Investigators are referred to the IRB Manual for information pertaining to the required elements of informed consent, format for informed consent forms, special consent circumstances and waiver of informed consent. The Office of Human Research Protection (OHRP) has provided the following video links that investigators may find useful when planning clinical studies and patient interviews for the purpose of obtaining informed consent and for the latest changes to the Common Rule as it pertains to informed consent.

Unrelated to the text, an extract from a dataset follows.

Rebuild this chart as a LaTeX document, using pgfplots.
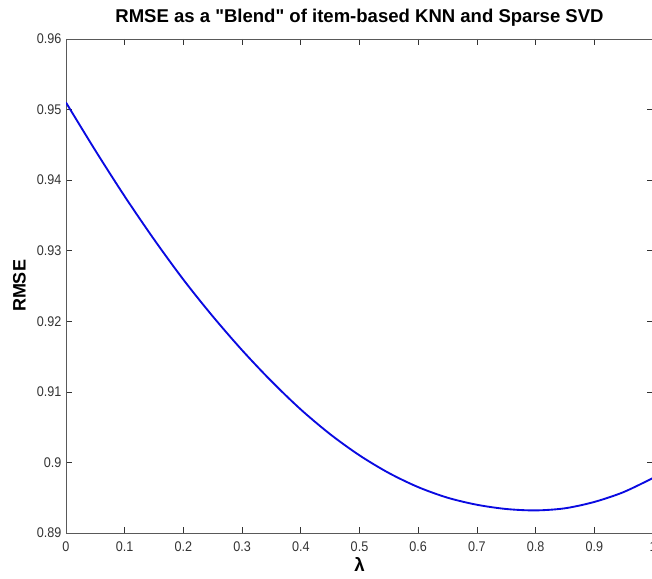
\documentclass[border=0pt]{standalone}
\usepackage{fontspec}
\setmainfont{Liberation Sans}[Ligatures=TeXOff]
\newfontfamily\tickfont[FakeStretch=0.9]{Liberation Sans}
\usepackage{pgfplots}
\pgfplotsset{compat=1.18}

\pgfplotstableread{
lambda rmse
0.00 0.9510
0.05 0.9442
0.10 0.9377
0.15 0.9316
0.20 0.9259
0.25 0.9207
0.30 0.9159
0.35 0.9115
0.40 0.9075
0.45 0.9040
0.50 0.9010
0.55 0.8985
0.60 0.8965
0.65 0.8950
0.70 0.8940
0.75 0.8934
0.80 0.8932
0.85 0.8935
0.90 0.8944
0.95 0.8958
1.00 0.8978
}\blend

\begin{document}
\begin{tikzpicture}
  \begin{axis}[
    scale only axis,
    width=440.25pt, height=370.5pt,
    xmin=0, xmax=1, ymin=0.89, ymax=0.96,
    xtick={0,0.1,...,1.01},
    ytick={0.89,0.90,...,0.965},
    /pgf/number format/assume math mode=true,
    /pgf/number format/fixed,
    /pgf/number format/precision=2,
    tick label style={font=\tickfont\fontsize{10.5}{12}\selectfont, text=black!80},
    xticklabel style={yshift=-3pt},
    major tick length=4.5pt,
    tick style={black!80, line width=0.5pt},
    axis line style={black!65, line width=0.6pt},
    title={RMSE as a "Blend" of item-based KNN and Sparse SVD},
    title style={font=\bfseries\fontsize{13.9}{16}\selectfont, at={(axis description cs:0.5,1)}, anchor=base, yshift=6pt},
    xlabel={\bfseries λ},
    xlabel style={font=\fontsize{14}{16}\selectfont, at={(axis description cs:0.5,0)}, anchor=center, yshift=-24pt},
    ylabel={RMSE},
    ylabel style={font=\bfseries\fontsize{13.5}{16}\selectfont, at={(axis description cs:0,0.5)}, anchor=center, yshift=35pt},
  ]
    \addplot[color={rgb,255:red,10;green,10;blue,225}, line width=1.4pt, smooth, no marks] table[x=lambda, y=rmse] {\blend};
    \coordinate (bl) at (rel axis cs:0,0);
    \coordinate (tr) at (rel axis cs:1,1);
  \end{axis}
  \pgfresetboundingbox
  \path[use as bounding box] ([xshift=-49.5pt, yshift=-34.5pt]bl) rectangle ([xshift=-0.75pt, yshift=29.25pt]tr);
\end{tikzpicture}
\end{document}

General Informed Consent Requirements begins with a short meeting between an investigator and an IRB member regarding the requirements for obtaining informed consent for a proposed study on the effects of a test drug on cognitive function in schizophrenic patients. Issues pertaining to capacity to consent and obtaining consent from a legally authorized representative are discussed. The video continues with an interview between the investigator and a prospective subject in which the investigator explains the study and the patient’s rights, giving the subject an opportunity to ask questions.
Complex Issues with Research Involving Vulnerable Populations is a question and answer session between representatives from OHRP and audience members. Topics discussed include human subjects research involving patients with diminished capacity to give informed consent; research involving prisoners, minors, non-English speaking populations, and emergency research on vulnerable populations.
What’s New in Informed Consent: Revisions to the Common Rule [July 12, 2018] discusses the general improvements to informed consent. It begins with a case involving a woman with breast cancer who underwent surgery and chemotherapy. The clinical trial was to determine if adding radiation therapy would reduce the risk of breast cancer reoccurrence. However, the informed consent made no mention as to whether or not minimizing the risk of the cancer reoccurring would actually increase the chance of survival. Other topics covered in the video include:
- Using the “Reasonable Person” standard to decide what information to include in the informed consent;
- Possible future use of data stripped of identifiers;
- Possible commercial profit;
- If clinically relevant research results will be given to the study subjects;
- If the research will include whole genome sequencing;
- Posting of a clinical trial consent form;
- Use of a legally authorized representative;
- Future use of identifiable biospecimens for unspecified future research.
Broad Consent in the Revised Common Rule [June 22, 2018] discusses an option called “Broad Consent” that is intended to facilitate minimal risk research and allow subjects to permit secondary research use of identifiable private information or biospecimens for future unspecified research. It further explains the differences between Broad Consent and existing options for conducting secondary research and the limitations on the use of Broad Consent that might not make it the preferred option.